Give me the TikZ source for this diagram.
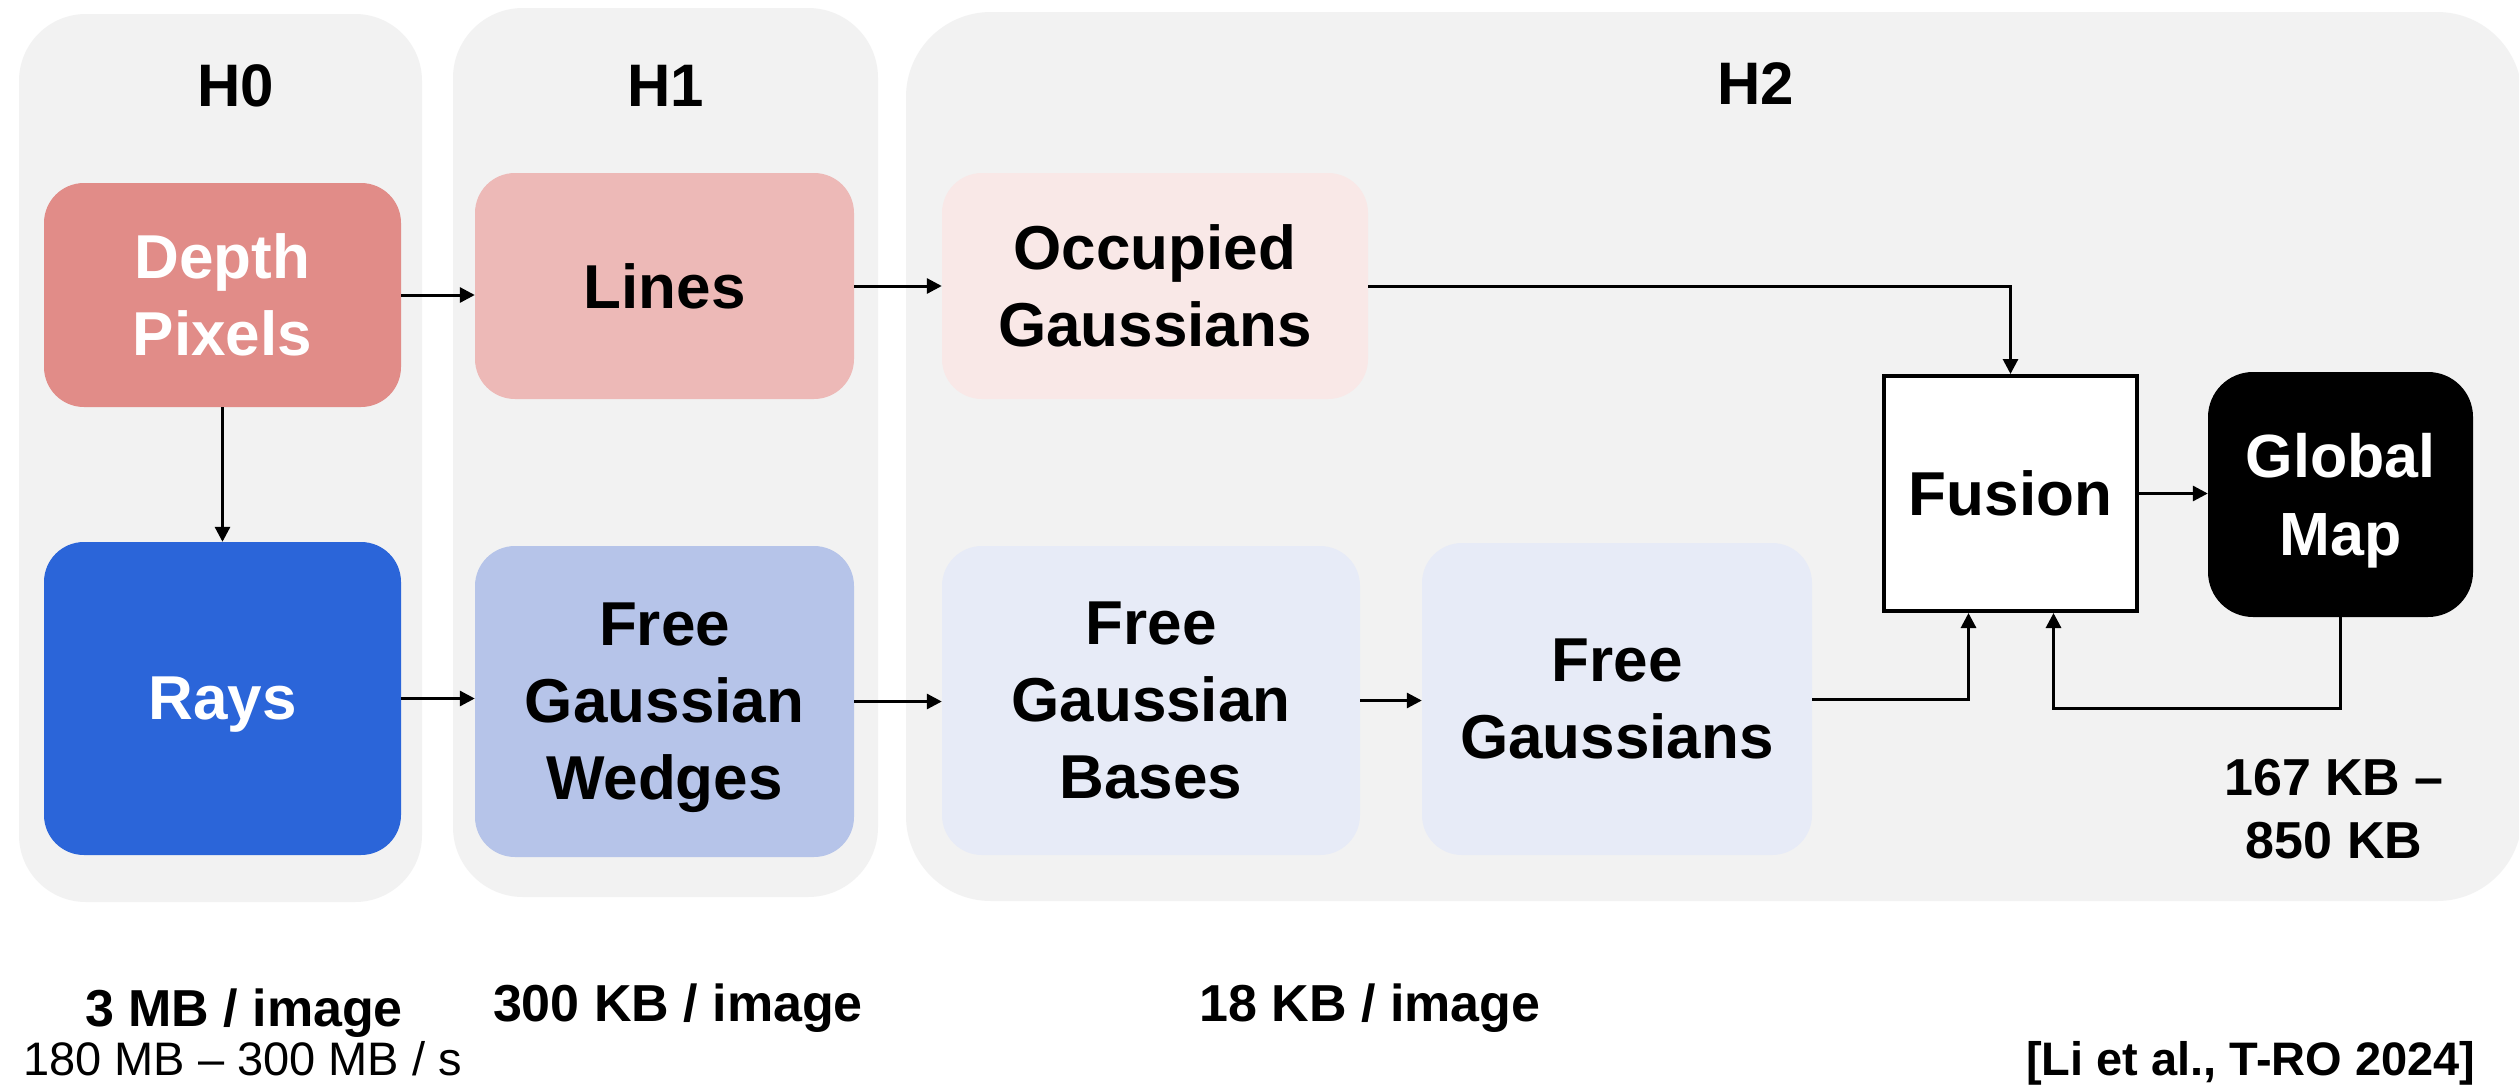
\documentclass[tikz,border=0pt]{standalone}
\usepackage{fontspec}
\setmainfont{Liberation Sans}
\usetikzlibrary{arrows.meta}
\definecolor{panelc}{HTML}{F2F2F2}
\definecolor{depthc}{HTML}{E18C88}
\definecolor{linesc}{HTML}{EDB9B7}
\definecolor{occc}{HTML}{F9E8E7}
\definecolor{raysc}{HTML}{2B65D9}
\definecolor{wedgec}{HTML}{B6C4E9}
\definecolor{basec}{HTML}{E7EBF7}
\begin{document}
\begin{tikzpicture}[x=1pt,y=-1pt,
  panel/.style={fill=panelc, draw=none, inner sep=0pt, rectangle},
  box/.style={rectangle, rounded corners=40pt, draw=none, inner sep=0pt, align=center, text depth=0pt,
    font=\bfseries\fontsize{62}{77}\selectfont},
  conn/.style={line width=3pt, -{Triangle[length=15pt,width=15pt]}},
  head/.style={anchor=base, inner sep=0pt, font=\bfseries\fontsize{60}{72}\selectfont},
  lbl/.style={inner sep=0pt, align=center, font=\bfseries\fontsize{52}{63}\selectfont}
]
\clip (0,0) rectangle (2519,1087);
\fill[white] (0,0) rectangle (2519,1087);

% panels
\node[panel, rounded corners=67pt, minimum width=403pt, minimum height=888pt] (p0) at (220.5,458) {};
\node[panel, rounded corners=70pt, minimum width=425pt, minimum height=889pt] (p1) at (665.5,452.5) {};
\node[panel, rounded corners=85pt, minimum width=1616pt, minimum height=889pt] (p2) at (1714,456.5) {};

\node[head] (h0) at (236,106) {H0};
\node[head] (h1) at (666,106) {H1};
\node[head] (h2) at (1756,104) {H2};

% boxes
\node[box, fill=depthc, text=white, minimum width=357pt, minimum height=224pt] (depth) at (222.5,295) {Depth\\Pixels};
\node[box, fill=linesc, minimum width=379pt, minimum height=226pt] (lines) at (664.5,286) {Lines};
\node[box, fill=occc, minimum width=426pt, minimum height=226pt] (occ) at (1155,286) {Occupied\\Gaussians};
\node[box, fill=raysc, text=white, minimum width=357pt, minimum height=313pt] (rays) at (222.5,698.5) {Rays};
\node[box, fill=wedgec, minimum width=379pt, minimum height=311pt] (wedge) at (664.5,701.5) {Free\\Gaussian\\Wedges};
\node[box, fill=basec, minimum width=418pt, minimum height=309pt] (bases) at (1151,700.5) {Free\\Gaussian\\Bases};
\node[box, fill=basec, minimum width=390pt, minimum height=312pt] (freeg) at (1617,699) {Free\\Gaussians};
\node[box, rounded corners=0pt, fill=white, draw=black, line width=4pt, minimum width=253pt, minimum height=235pt] (fusion) at (2010.5,493.5) {Fusion};
\node[box, rounded corners=45pt, fill=black, text=white, minimum width=265pt, minimum height=245pt,
  font=\bfseries\fontsize{61}{78}\selectfont] (global) at (2340.5,494.5) {Global\\Map};

% connectors
\draw[conn] (depth.east) -- (depth.east -| lines.west);
\draw[conn] (lines.east) -- (lines.east -| occ.west);
\draw[conn] (occ.east) -| (fusion.north);
\draw[conn] (depth.south) -- (rays.north);
\draw[conn] (rays.east) -- (rays.east -| wedge.west);
\draw[conn] (wedge.east) -- (wedge.east -| bases.west);
\draw[conn] (bases.east) -- (bases.east -| freeg.west);
\draw[conn] (freeg.east) -| ([xshift=-42pt]fusion.south);
\draw[conn] (global.south) -- ++(0,91) -| ([xshift=43pt]fusion.south);
\draw[conn] (fusion.east) -- (fusion.east -| global.west);

% labels
\node[lbl] (gsize) at (2334,809) {167 KB –\\850 KB};
\node[lbl, anchor=base] (s0) at (244,1026) {3 MB / image};
\node[lbl, anchor=base] (s1) at (678,1021) {300 KB / image};
\node[lbl, anchor=base] (s2) at (1370,1021) {18 KB / image};
\node[inner sep=0pt, anchor=base west, font=\fontsize{47}{56}\selectfont] (rate) at (23,1075) {180 MB – 300 MB / s};
\node[inner sep=0pt, anchor=base west, font=\bfseries\fontsize{47}{56}\selectfont] (cite) at (2026,1075) {[Li et al., T-RO 2024]};
\end{tikzpicture}
\end{document}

====

▶ **Given exercise**
Omit the pictures, then output the rest of the listing exactly.

▶ **Solution to the exercise**
Give me the TikZ source for this diagram.
\documentclass[tikz,border=0pt]{standalone}
\usepackage{fontspec}
\setmainfont{Liberation Sans}
\usetikzlibrary{arrows.meta}
\definecolor{panelc}{HTML}{F2F2F2}
\definecolor{depthc}{HTML}{E18C88}
\definecolor{linesc}{HTML}{EDB9B7}
\definecolor{occc}{HTML}{F9E8E7}
\definecolor{raysc}{HTML}{2B65D9}
\definecolor{wedgec}{HTML}{B6C4E9}
\definecolor{basec}{HTML}{E7EBF7}
\begin{document}
\begin{tikzpicture}[x=1pt,y=-1pt,
  panel/.style={fill=panelc, draw=none, inner sep=0pt, rectangle},
  box/.style={rectangle, rounded corners=40pt, draw=none, inner sep=0pt, align=center, text depth=0pt,
    font=\bfseries\fontsize{62}{77}\selectfont},
  conn/.style={line width=3pt, -{Triangle[length=15pt,width=15pt]}},
  head/.style={anchor=base, inner sep=0pt, font=\bfseries\fontsize{60}{72}\selectfont},
  lbl/.style={inner sep=0pt, align=center, font=\bfseries\fontsize{52}{63}\selectfont}
]
\clip (0,0) rectangle (2519,1087);
\fill[white] (0,0) rectangle (2519,1087);

% panels
\node[panel, rounded corners=67pt, minimum width=403pt, minimum height=888pt] (p0) at (220.5,458) {};
\node[panel, rounded corners=70pt, minimum width=425pt, minimum height=889pt] (p1) at (665.5,452.5) {};
\node[panel, rounded corners=85pt, minimum width=1616pt, minimum height=889pt] (p2) at (1714,456.5) {};

\node[head] (h0) at (236,106) {H0};
\node[head] (h1) at (666,106) {H1};
\node[head] (h2) at (1756,104) {H2};

% boxes
\node[box, fill=depthc, text=white, minimum width=357pt, minimum height=224pt] (depth) at (222.5,295) {Depth\\Pixels};
\node[box, fill=linesc, minimum width=379pt, minimum height=226pt] (lines) at (664.5,286) {Lines};
\node[box, fill=occc, minimum width=426pt, minimum height=226pt] (occ) at (1155,286) {Occupied\\Gaussians};
\node[box, fill=raysc, text=white, minimum width=357pt, minimum height=313pt] (rays) at (222.5,698.5) {Rays};
\node[box, fill=wedgec, minimum width=379pt, minimum height=311pt] (wedge) at (664.5,701.5) {Free\\Gaussian\\Wedges};
\node[box, fill=basec, minimum width=418pt, minimum height=309pt] (bases) at (1151,700.5) {Free\\Gaussian\\Bases};
\node[box, fill=basec, minimum width=390pt, minimum height=312pt] (freeg) at (1617,699) {Free\\Gaussians};
\node[box, rounded corners=0pt, fill=white, draw=black, line width=4pt, minimum width=253pt, minimum height=235pt] (fusion) at (2010.5,493.5) {Fusion};
\node[box, rounded corners=45pt, fill=black, text=white, minimum width=265pt, minimum height=245pt,
  font=\bfseries\fontsize{61}{78}\selectfont] (global) at (2340.5,494.5) {Global\\Map};

% connectors
\draw[conn] (depth.east) -- (depth.east -| lines.west);
\draw[conn] (lines.east) -- (lines.east -| occ.west);
\draw[conn] (occ.east) -| (fusion.north);
\draw[conn] (depth.south) -- (rays.north);
\draw[conn] (rays.east) -- (rays.east -| wedge.west);
\draw[conn] (wedge.east) -- (wedge.east -| bases.west);
\draw[conn] (bases.east) -- (bases.east -| freeg.west);
\draw[conn] (freeg.east) -| ([xshift=-42pt]fusion.south);
\draw[conn] (global.south) -- ++(0,91) -| ([xshift=43pt]fusion.south);
\draw[conn] (fusion.east) -- (fusion.east -| global.west);

% labels
\node[lbl] (gsize) at (2334,809) {167 KB –\\850 KB};
\node[lbl, anchor=base] (s0) at (244,1026) {3 MB / image};
\node[lbl, anchor=base] (s1) at (678,1021) {300 KB / image};
\node[lbl, anchor=base] (s2) at (1370,1021) {18 KB / image};
\node[inner sep=0pt, anchor=base west, font=\fontsize{47}{56}\selectfont] (rate) at (23,1075) {180 MB – 300 MB / s};
\node[inner sep=0pt, anchor=base west, font=\bfseries\fontsize{47}{56}\selectfont] (cite) at (2026,1075) {[Li et al., T-RO 2024]};
\end{tikzpicture}
\end{document}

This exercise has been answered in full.